Больно было смотреть на бедного епископа. Руки у него тряслись, тело дрожало, как в ознобе, — казалось, всем существом он стремится отогнать страшные видения, встающие в памяти… Но он так же внезапно успокоился.
— Простите, — сказал он кротко. — Это все нервы. Если путь мой и приведет меня в бездну ужаса, да свершится воля его. Мне ли роптать на пославшего меня в мир?
Рыдания подступили мне к горлу. Великий епископ! Воин! Воин во имя божие!

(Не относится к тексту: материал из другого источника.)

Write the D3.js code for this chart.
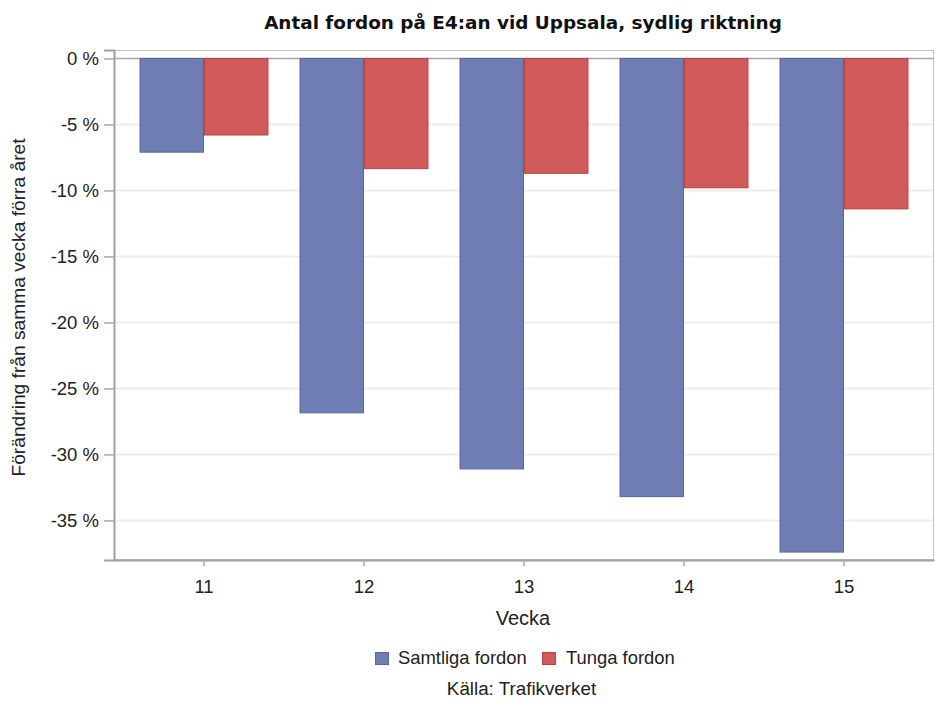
<!DOCTYPE html>
<html><head><meta charset="utf-8">
<script src="https://cdn.jsdelivr.net/npm/d3@7/dist/d3.min.js"></script>
<style>
body{margin:0;background:#fff;}
text{font-family:"Liberation Sans",Arial,sans-serif;}
</style></head>
<body><svg id="c" width="936" height="713"></svg>
<script>
const weeks = ["11","12","13","14","15"];
const seriesNames = ["Samtliga fordon","Tunga fordon"];
const samtliga = [-7.1, -26.85, -31.1, -33.2, -37.4];
const tunga = [-5.8, -8.35, -8.7, -9.8, -11.4];
const yTicks = [0,-5,-10,-15,-20,-25,-30,-35];
const colors = ["#6E7EB2","#D05A5A"];
const strokes = ["#5565A3","#B84444"];

const svg = d3.select("#c");
const L=114,R=934,T=50,B=560;
const x = d3.scaleBand().domain(weeks).range([L,R]).paddingInner(0).paddingOuter(0.0625);
const x1 = d3.scaleBand().domain(seriesNames).range([0, x.bandwidth()*0.806]);
const y = d3.scaleLinear().domain([-38.0, 0.64]).range([B,T]);

// grid
svg.append("g").selectAll("line").data(yTicks.filter(d=>d!==0)).join("line")
  .attr("x1",L).attr("x2",R).attr("y1",d=>y(d)).attr("y2",d=>y(d))
  .attr("stroke","#EDEDED").attr("stroke-width",2);

// frame
svg.append("rect").attr("x",L+0.5).attr("y",T+0.5).attr("width",R-L-1).attr("height",B-T-1)
  .attr("fill","none").attr("stroke","#C4C4C4");

// zero reference line
svg.append("line").attr("x1",L).attr("x2",R).attr("y1",y(0)).attr("y2",y(0))
  .attr("stroke","#A8A8A8").attr("stroke-width",1.5);

// bars
const data = weeks.map((w,i)=>({w, vals:[samtliga[i],tunga[i]]}));
const g = svg.append("g").selectAll("g").data(data).join("g")
  .attr("transform",d=>`translate(${x(d.w)+x.bandwidth()/2 - x1.range()[1]/2},0)`);
g.selectAll("rect").data(d=>d.vals.map((v,j)=>({v,j}))).join("rect")
  .attr("x",d=>x1(seriesNames[d.j])+0.5)
  .attr("width",x1.bandwidth()-1)
  .attr("y",y(0))
  .attr("height",d=>y(d.v)-y(0))
  .attr("fill",d=>colors[d.j]).attr("stroke",d=>strokes[d.j]).attr("stroke-width",1);

// y axis
const ya = svg.append("g").attr("transform",`translate(${L},0)`)
  .call(d3.axisLeft(y).tickValues(yTicks).tickSize(10).tickPadding(5).tickFormat(d=>d+" %"));
ya.select(".domain").attr("stroke","#A0A0A0").attr("stroke-width",2);
ya.selectAll(".tick line").attr("stroke","#A8A8A8").attr("stroke-width",1.5);
ya.selectAll("text").attr("font-size",18.5).attr("fill","#222").attr("font-family","Liberation Sans, Arial, sans-serif");

// x axis
const xa = svg.append("g").attr("transform",`translate(0,${B})`)
  .call(d3.axisBottom(x).tickSize(6).tickPadding(14).tickSizeOuter(0));
xa.select(".domain").attr("stroke","#A0A0A0").attr("stroke-width",2);
xa.selectAll(".tick line").attr("stroke","#A8A8A8").attr("stroke-width",1.5);
xa.selectAll("text").attr("font-size",18.5).attr("fill","#222").attr("font-family","Liberation Sans, Arial, sans-serif");

// titles
svg.append("text").attr("x",523).attr("y",28.5).attr("text-anchor","middle")
  .attr("font-size",18.4).attr("font-weight","bold").attr("fill","#111")
  .style("font-family","DejaVu Sans, sans-serif").text("Antal fordon på E4:an vid Uppsala, sydlig riktning");
svg.append("text").attr("x",523).attr("y",625).attr("text-anchor","middle")
  .attr("font-size",20).attr("fill","#222").text("Vecka");
svg.append("text").attr("transform","translate(25,307.5) rotate(-90)").attr("text-anchor","middle")
  .attr("font-size",19.2).attr("fill","#222").text("Förändring från samma vecka förra året");

// legend
const leg = svg.append("g");
const legX = [375.5, 542.5];
const legTX = [398, 566];
seriesNames.forEach((s,i)=>{
  leg.append("rect").attr("x",legX[i]).attr("y",652.5).attr("width",13).attr("height",12)
    .attr("fill",colors[i]).attr("stroke",strokes[i]);
  leg.append("text").attr("x",legTX[i]).attr("y",664).attr("font-size",18.4).attr("fill","#222").text(s);
});
svg.append("text").attr("x",521.5).attr("y",695).attr("text-anchor","middle")
  .attr("font-size",18.8).attr("fill","#222").text("Källa: Trafikverket");
</script></body></html>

За этот вечер он многое рассказал нам.
— Я продал свой дом, вернее — дома, и все мое достояние, и сделал это тайно, иначе мне ничего не оставили бы. Это было бы ужасно. Я просто надивиться не могу, сколько картофеля, хлеба, мяса и топлива можно купить на двести — триста тысяч долларов. — Епископ повернулся к Эрнесту. — Вы были правы, молодой человек. Труд оплачивается ужасающе низко. Я никогда не трудился и только велеречиво взывал к фарисеям, думая, что проповедую слово божие, а между тем у меня у самого было полумиллионное состояние. Я представления не имел, что значат полмиллиона, пока не научился исчислять деньги стоимостью картофеля, хлеба, масла, мяса. А тогда я понял и другое. Я понял, что мне принадлежат горы картофеля, хлеба и мяса и что я и пальцем не пошевелил, чтобы добыть их. И мне стало ясно, что кто-то другой трудился, добывал — и был потом ограблен. А столкнувшись с бедняками, я воочию увидел тех, кто ограблен, кто голодает и нуждается, потому что их всего лишили.